(Rows from a dataset of charts and code)
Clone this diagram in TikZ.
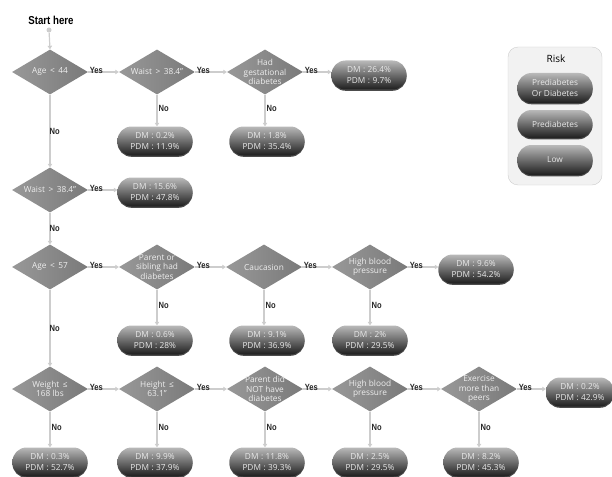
\documentclass[tikz,border=0pt]{standalone}
\usepackage{fontspec}
\setmainfont{Open Sans}
\newfontfamily\lblfont[FakeStretch=0.84]{Liberation Sans}
\usetikzlibrary{shapes.geometric,shadows,arrows.meta}
\definecolor{diaL}{RGB}{152,152,152}
\definecolor{diaR}{RGB}{122,122,122}
\definecolor{diatxt}{RGB}{238,238,238}
\definecolor{terT}{RGB}{185,185,185}
\definecolor{terM}{RGB}{115,115,115}
\definecolor{terB}{RGB}{30,30,30}
\definecolor{tertxt}{RGB}{232,232,232}
\definecolor{lineC}{RGB}{205,205,205}
\definecolor{legF}{RGB}{242,242,242}
\definecolor{legD}{RGB}{205,205,205}
\newcommand{\sep}{\hspace{0.3em}:\hspace{0.3em}}
\tikzset{
  dia/.style={diamond, minimum width=76pt, minimum height=45pt, inner sep=0pt,
    left color=diaL, right color=diaR},
  diatext/.style={text=diatxt, font=\fontsize{8.3}{9.3}\selectfont, align=center, inner sep=0pt},
  term/.style={rectangle, rounded corners=14pt, minimum width=75pt, minimum height=29pt,
    inner sep=1pt, top color=terT, middle color=terM, bottom color=terB, text=tertxt,
    font=\fontsize{8.3}{11.5}\selectfont, align=center,
    drop shadow={shadow xshift=0pt, shadow yshift=-1.3pt, opacity=0.7, fill=black}},
  conn/.style={draw=lineC, line width=1.2pt, -{Triangle[length=3.5pt,width=4.5pt]}},
  lbl/.style={font=\lblfont\bfseries\fontsize{9}{10}\selectfont, text=black!85, inner sep=1pt},
}
\begin{document}
\begin{tikzpicture}[x=1pt,y=-1pt]
\useasboundingbox (0,0) rectangle (612,476);
% legend
\node[draw=legD, fill=legF, rounded corners=10pt, minimum width=94pt, minimum height=138pt, inner sep=0pt] (leg) at (555,116) {};
\node[font=\fontsize{10}{11}\selectfont] (risk) at (556,59) {Risk};
\node[term, minimum height=30pt] (l1) at (555,88) {Prediabetes\\Or Diabetes};
\node[term, minimum height=28pt] (l2) at (555,124) {Prediabetes};
\node[term, minimum height=30pt] (l3) at (555,160) {Low};
% start
\node[lbl, font=\lblfont\bfseries\fontsize{11.5}{12}\selectfont, text=black] (start) at (51,20) {Start here};
\node[circle, fill=lineC, inner sep=0pt, minimum size=5pt] (sdot) at (49,30) {};
% row 1
\node[dia] (d1) at (50,72) {};
\node[dia] (d2) at (157,72) {};
\node[dia] (d3) at (265,72) {};
\node[diatext] at (d1) {Age \,<\, 44};
\node[diatext] at (d2) {Waist \,>\, 38.4''};
\node[diatext] at (d3) {Had\\gestational\\diabetes};
\node[term] (t1) at (369,75) {DM\sep 26.4\%\\PDM\sep 9.7\%};
\node[term] (t2) at (155,141) {DM\sep 0.2\%\\PDM\sep 11.9\%};
\node[term] (t3) at (267,141) {DM\sep 1.8\%\\PDM\sep 35.4\%};
% row 2
\node[dia] (d4) at (50,190) {};
\node[diatext] at (d4) {Waist \,>\, 38.4''};
\node[term] (t4) at (155,192) {DM\sep 15.6\%\\PDM\sep 47.8\%};
% row 3
\node[dia] (d5) at (50,267) {};
\node[dia] (d6) at (157,267) {};
\node[dia] (d7) at (264,267) {};
\node[dia] (d8) at (370,267) {};
\node[diatext] at (d5) {Age \,<\, 57};
\node[diatext] at (d6) {Parent or\\sibling had\\diabetes};
\node[diatext] at (d7) {Caucasion};
\node[diatext] at (d8) {High blood\\pressure};
\node[term] (t5) at (476,269) {DM\sep 9.6\%\\PDM\sep 54.2\%};
\node[term] (t6) at (155,340) {DM\sep 0.6\%\\PDM\sep 28\%};
\node[term] (t7) at (267,340) {DM\sep 9.1\%\\PDM\sep 36.9\%};
\node[term] (t8) at (370,340) {DM\sep 2\%\\PDM\sep 29.5\%};
% row 4
\node[dia] (d9) at (50,389) {};
\node[dia] (d10) at (157,389) {};
\node[dia] (d11) at (265,389) {};
\node[dia] (d12) at (370,389) {};
\node[dia] (d13) at (479,389) {};
\node[diatext] at (d9) {Weight \,≤\\168 lbs};
\node[diatext] at (d10) {Height \,≤\\63.1''};
\node[diatext] at (d11) {Parent did\\NOT have\\diabetes};
\node[diatext] at (d12) {High blood\\pressure};
\node[diatext] at (d13) {Exercise\\more than\\peers};
\node[term, minimum width=68pt] (t9) at (580,392) {DM\sep 0.2\%\\PDM\sep 42.9\%};
\node[term] (b1) at (50,462) {DM\sep 0.3\%\\PDM\sep 52.7\%};
\node[term] (b2) at (155,462) {DM\sep 9.9\%\\PDM\sep 37.9\%};
\node[term] (b3) at (267,462) {DM\sep 11.8\%\\PDM\sep 39.3\%};
\node[term] (b4) at (370,462) {DM\sep 2.5\%\\PDM\sep 29.5\%};
\node[term] (b5) at (481,462) {DM\sep 8.2\%\\PDM\sep 45.3\%};
% connectors
\draw[conn] (sdot) -- (d1.north);
\draw[conn] (d1.east) -- node[lbl, pos=0, anchor=west, yshift=1.5pt]{Yes} (d2.west);
\draw[conn] (d2.east) -- node[lbl, pos=0, anchor=west, yshift=1.5pt]{Yes} (d3.west);
\draw[conn] (d3.east) -- node[lbl, pos=0, anchor=west, yshift=1.5pt]{Yes} (d3.east -| t1.west);
\draw[conn] (d2.south) -- node[lbl, pos=0.45, anchor=west]{No} (d2.south |- t2.north);
\draw[conn] (d3.south) -- node[lbl, pos=0.45, anchor=west]{No} (d3.south |- t3.north);
\draw[conn] (d1.south) -- node[lbl, midway, anchor=west, xshift=-2pt]{No} (d4.north);
\draw[conn] (d4.east) -- node[lbl, pos=0, anchor=west, yshift=1.5pt]{Yes} (d4.east -| t4.west);
\draw[conn] (d4.south) -- node[lbl, midway, anchor=west, xshift=-2pt]{No} (d5.north);
\draw[conn] (d5.east) -- node[lbl, pos=0, anchor=west, yshift=1.5pt]{Yes} (d6.west);
\draw[conn] (d6.east) -- node[lbl, pos=0, anchor=west, yshift=1.5pt]{Yes} (d7.west);
\draw[conn] (d7.east) -- node[lbl, pos=0, anchor=west, yshift=1.5pt]{Yes} (d8.west);
\draw[conn] (d8.east) -- node[lbl, pos=0, anchor=west, yshift=1.5pt]{Yes} (d8.east -| t5.west);
\draw[conn] (d6.south) -- node[lbl, pos=0.45, anchor=west]{No} (d6.south |- t6.north);
\draw[conn] (d7.south) -- node[lbl, pos=0.45, anchor=west]{No} (d7.south |- t7.north);
\draw[conn] (d8.south) -- node[lbl, pos=0.45, anchor=west]{No} (d8.south |- t8.north);
\draw[conn] (d5.south) -- node[lbl, midway, anchor=west, xshift=-2pt]{No} (d9.north);
\draw[conn] (d9.east) -- node[lbl, pos=0, anchor=west, yshift=1.5pt]{Yes} (d10.west);
\draw[conn] (d10.east) -- node[lbl, pos=0, anchor=west, yshift=1.5pt]{Yes} (d11.west);
\draw[conn] (d11.east) -- node[lbl, pos=0, anchor=west, yshift=1.5pt]{Yes} (d12.west);
\draw[conn] (d12.east) -- node[lbl, pos=0, anchor=west, yshift=1.5pt]{Yes} (d13.west);
\draw[conn] (d13.east) -- node[lbl, pos=0, anchor=west, yshift=1.5pt]{Yes} (d13.east -| t9.west);
\draw[conn] (d9.south) -- node[lbl, pos=0.45, anchor=west]{No} (d9.south |- b1.north);
\draw[conn] (d10.south) -- node[lbl, pos=0.45, anchor=west]{No} (d10.south |- b2.north);
\draw[conn] (d11.south) -- node[lbl, pos=0.45, anchor=west]{No} (d11.south |- b3.north);
\draw[conn] (d12.south) -- node[lbl, pos=0.45, anchor=west]{No} (d12.south |- b4.north);
\draw[conn] (d13.south) -- node[lbl, pos=0.45, anchor=west]{No} (d13.south |- b5.north);
\end{tikzpicture}
\end{document}
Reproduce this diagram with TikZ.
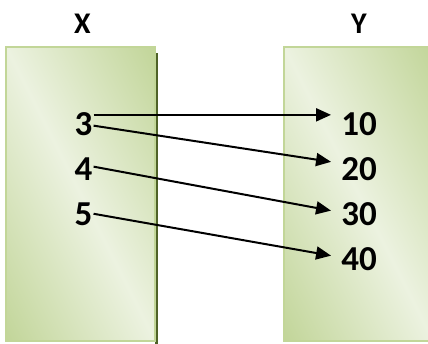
\documentclass[tikz,border=0pt]{standalone}
\usepackage{fontspec}
\setmainfont{Carlito}
\usetikzlibrary{arrows.meta}
\definecolor{setlight}{RGB}{236,242,224}
\definecolor{setdark}{RGB}{192,212,150}
\definecolor{setedge}{RGB}{194,214,152}
\definecolor{setshadow}{RGB}{79,98,40}

\begin{document}
\begin{tikzpicture}[x=1pt,y=-1pt,
  setfill/.style={bottom color=setdark, top color=setdark, middle color=setlight},
  setframe/.style={draw=setedge, line width=1.5pt},
  num/.style={font=\bfseries\fontsize{35}{35}\selectfont, inner sep=0pt, anchor=base},
  head/.style={font=\bfseries\fontsize{30}{30}\selectfont, inner sep=0pt, anchor=base},
  link/.style={line width=2pt, -{Triangle[length=15pt,width=13pt]}}]
\useasboundingbox (0,0) rectangle (428,343);

% drop shadow of the X box
\fill[setshadow] (155,53) rectangle (158,345);

% X box: diagonal gradient, light along the main diagonal
\begin{scope}
  \clip (6,47) rectangle (155,341);
  \begin{scope}[transform canvas={rotate around={-63.1:(80.5,194)}}]
    \shade[setfill] (-89.5,56) rectangle (250.5,332);
  \end{scope}
\end{scope}
\draw[setframe] (6,47) rectangle (155,341);

% Y box, same look
\begin{scope}
  \clip (284,47) rectangle (433,341);
  \begin{scope}[transform canvas={rotate around={-63.1:(358.5,194)}}]
    \shade[setfill] (188.5,56) rectangle (528.5,332);
  \end{scope}
\end{scope}
\draw[setframe] (284,47) rectangle (433,341);

% set names
\node[head] (hx) at (82.5,33) {X};
\node[head] (hy) at (359,33) {Y};

% elements of X
\node[num] (n3) at (83.5,135) {3};
\node[num] (n4) at (83.5,180) {4};
\node[num] (n5) at (83.5,225) {5};

% elements of Y
\node[num] (m10) at (359,135) {10};
\node[num] (m20) at (359,180) {20};
\node[num] (m30) at (359,225) {30};
\node[num] (m40) at (359,270) {40};

% mapping arrows
\draw[link] ([xshift=1pt,yshift=-3pt]n3.north east) -- ([xshift=-10pt,yshift=-3pt]m10.north west);
\draw[link] ([xshift=1pt,yshift=-2pt]n3.east) -- ([xshift=-10pt,yshift=-5pt]m20.north west);
\draw[link] ([xshift=1pt,yshift=2pt]n4.east) -- ([xshift=-10pt,yshift=3pt]m30.west);
\draw[link] ([xshift=1pt,yshift=0pt]n5.east) -- ([xshift=-10pt,yshift=3pt]m40.west);
\end{tikzpicture}
\end{document}
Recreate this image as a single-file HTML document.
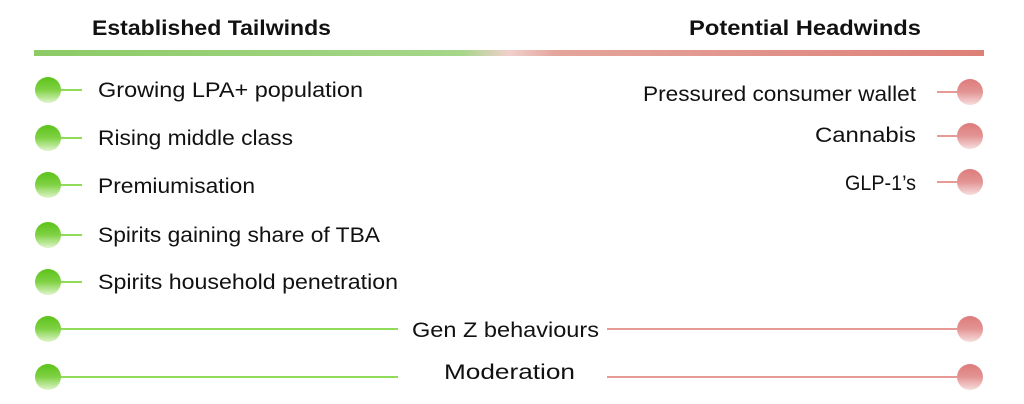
<!DOCTYPE html>
<html><head><meta charset="utf-8"><style>
html,body{margin:0;padding:0;background:#fff;}
svg{display:block;}
text{font-family:"Liberation Sans",sans-serif;fill:#111;}
</style></head><body>
<svg width="1024" height="404" viewBox="0 0 1024 404" xmlns="http://www.w3.org/2000/svg">
<defs>
<linearGradient id="bar" x1="0" x2="1" y1="0" y2="0">
<stop offset="0" stop-color="#8ccb66"/><stop offset="0.45" stop-color="#a6d68a"/>
<stop offset="0.5" stop-color="#f0d0cc"/><stop offset="0.55" stop-color="#e4a59c"/>
<stop offset="1" stop-color="#dd8078"/></linearGradient>
<linearGradient id="g" x1="0" x2="0" y1="0" y2="1">
<stop offset="0" stop-color="#5cc21a"/><stop offset="0.5" stop-color="#80d245"/><stop offset="1" stop-color="#e0f5cc"/></linearGradient>
<linearGradient id="r" x1="0" x2="0" y1="0" y2="1">
<stop offset="0" stop-color="#de7b7b"/><stop offset="0.5" stop-color="#e39494"/><stop offset="1" stop-color="#f7dede"/></linearGradient>
</defs>
<text x="92" y="35" font-size="21" font-weight="bold" textLength="239" lengthAdjust="spacingAndGlyphs">Established Tailwinds</text>
<text x="689" y="35" font-size="21" font-weight="bold" textLength="232" lengthAdjust="spacingAndGlyphs">Potential Headwinds</text>
<rect x="34" y="50" width="950" height="6" fill="url(#bar)"/>
<g stroke="#8fdc5a" stroke-width="2">
<line x1="55" y1="90" x2="82" y2="90"/><line x1="55" y1="138" x2="82" y2="138"/>
<line x1="55" y1="185" x2="82" y2="185"/><line x1="55" y1="235" x2="82" y2="235"/>
<line x1="55" y1="282" x2="82" y2="282"/>
<line x1="55" y1="329" x2="398" y2="329"/><line x1="55" y1="377" x2="398" y2="377"/>
</g>
<g stroke="#e89a96" stroke-width="2">
<line x1="937" y1="92" x2="965" y2="92"/><line x1="937" y1="136" x2="965" y2="136"/>
<line x1="937" y1="182" x2="965" y2="182"/>
<line x1="607" y1="329" x2="965" y2="329"/><line x1="607" y1="377" x2="965" y2="377"/>
</g>
<g fill="url(#g)">
<circle cx="48" cy="90" r="13"/><circle cx="48" cy="138" r="13"/><circle cx="48" cy="185" r="13"/>
<circle cx="48" cy="235" r="13"/><circle cx="48" cy="282" r="13"/><circle cx="48" cy="329" r="13"/>
<circle cx="48" cy="377" r="13"/>
</g>
<g fill="url(#r)">
<circle cx="970" cy="92" r="13"/><circle cx="970" cy="136" r="13"/><circle cx="970" cy="182" r="13"/>
<circle cx="970" cy="329" r="13"/><circle cx="970" cy="377" r="13"/>
</g>
<g font-size="21" lengthAdjust="spacingAndGlyphs">
<text x="98" y="97" textLength="265" lengthAdjust="spacingAndGlyphs">Growing LPA+ population</text>
<text x="98" y="145" textLength="195" lengthAdjust="spacingAndGlyphs">Rising middle class</text>
<text x="98" y="193" textLength="157" lengthAdjust="spacingAndGlyphs">Premiumisation</text>
<text x="98" y="242" textLength="282" lengthAdjust="spacingAndGlyphs">Spirits gaining share of TBA</text>
<text x="98" y="289" textLength="300" lengthAdjust="spacingAndGlyphs">Spirits household penetration</text>
<text x="643" y="101" textLength="273" lengthAdjust="spacingAndGlyphs">Pressured consumer wallet</text>
<text x="815" y="142" textLength="101" lengthAdjust="spacingAndGlyphs">Cannabis</text>
<text x="845" y="190" textLength="71" lengthAdjust="spacingAndGlyphs">GLP-1’s</text>
<text x="412" y="337" textLength="187" lengthAdjust="spacingAndGlyphs">Gen Z behaviours</text>
<text x="444" y="379" textLength="131" lengthAdjust="spacingAndGlyphs">Moderation</text>
</g>
</svg>
</body></html>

» INSTRUCTIONS FOR THE TASK: Copy each line of the records that contains the word "diagram".

» RESPONSE BELOW:
Clone this diagram in TikZ.
Reproduce this diagram with TikZ.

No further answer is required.